Never seeking to be a member of Britain’s trendier cultural fraternity, Rattle had left for Berlin with a memorable parting shot, saying: “That is the problem with Brit Art, with artists like Damien Hirst, Tracey Emin and the others. I believe that much of this English, very biographically oriented art is bullshit.”

He did return from time to time to conduct opera. And at Glyndebourne he met and fell in love with the Czech mezzo-soprano Magdalena Kozena. Suddenly, he was tabloid fodder, with his subsequent split from Candace Allen. Rattle and Kozena now have three children and are settled in Berlin. Their home was described by one visiting journalist as “an eccentric architectural fantasy that they have made their own with a cornucopia of Czech carpentry”. His family will stay in Berlin when he takes up the baton at the LSO, and he will be spending only a part of each year in London. But there is no doubting that he will be a visible and inspiring presence.
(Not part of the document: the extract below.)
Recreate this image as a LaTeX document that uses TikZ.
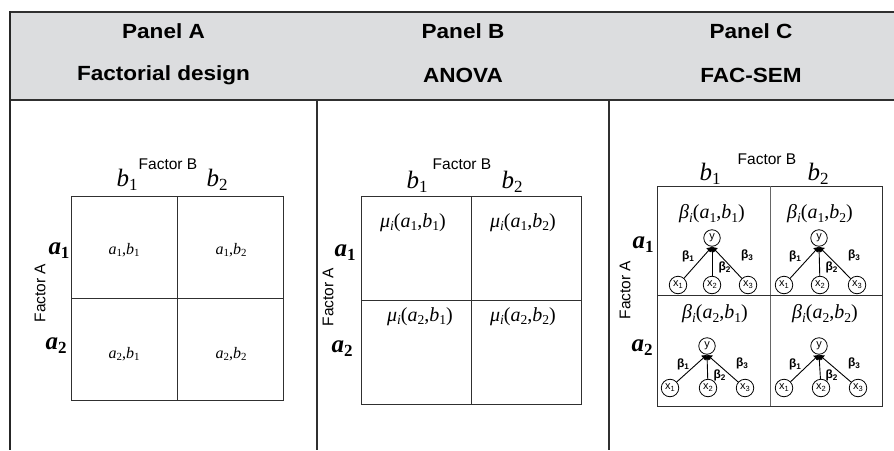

Perhaps there is another reason why Rattle is returning. Sir Nicholas Kenyon, who runs the Barbican, recalls sitting by Rattle’s mother at a concert Rattle gave in a rare trip from Berlin to London, shortly before Pauline Rattle’s death in 2008. As the audience rose at the end to give Sir Simon a storming ovation, Pauline Rattle whispered to Kenyon: “He should be here.”

In coming back to Britain, Simon Rattle could be said to be honouring one of his mother’s final wishes.

A life in brief

Born: 19 January 1955, Liverpool.

Family: his father was Denis Rattle, a commander in the Royal Navy, his mother, Pauline, a city librarian. Married three times with five children.

Education: Liverpool College, Royal Academy of Music.

Career: assistant conductor of Bournemouth SO and the Royal Liverpool Philharmonic, chief conductor of the City of Birmingham Orchestra 1980-98, knighted in 1994, principal conductor of the Berlin Philharmonic 1999.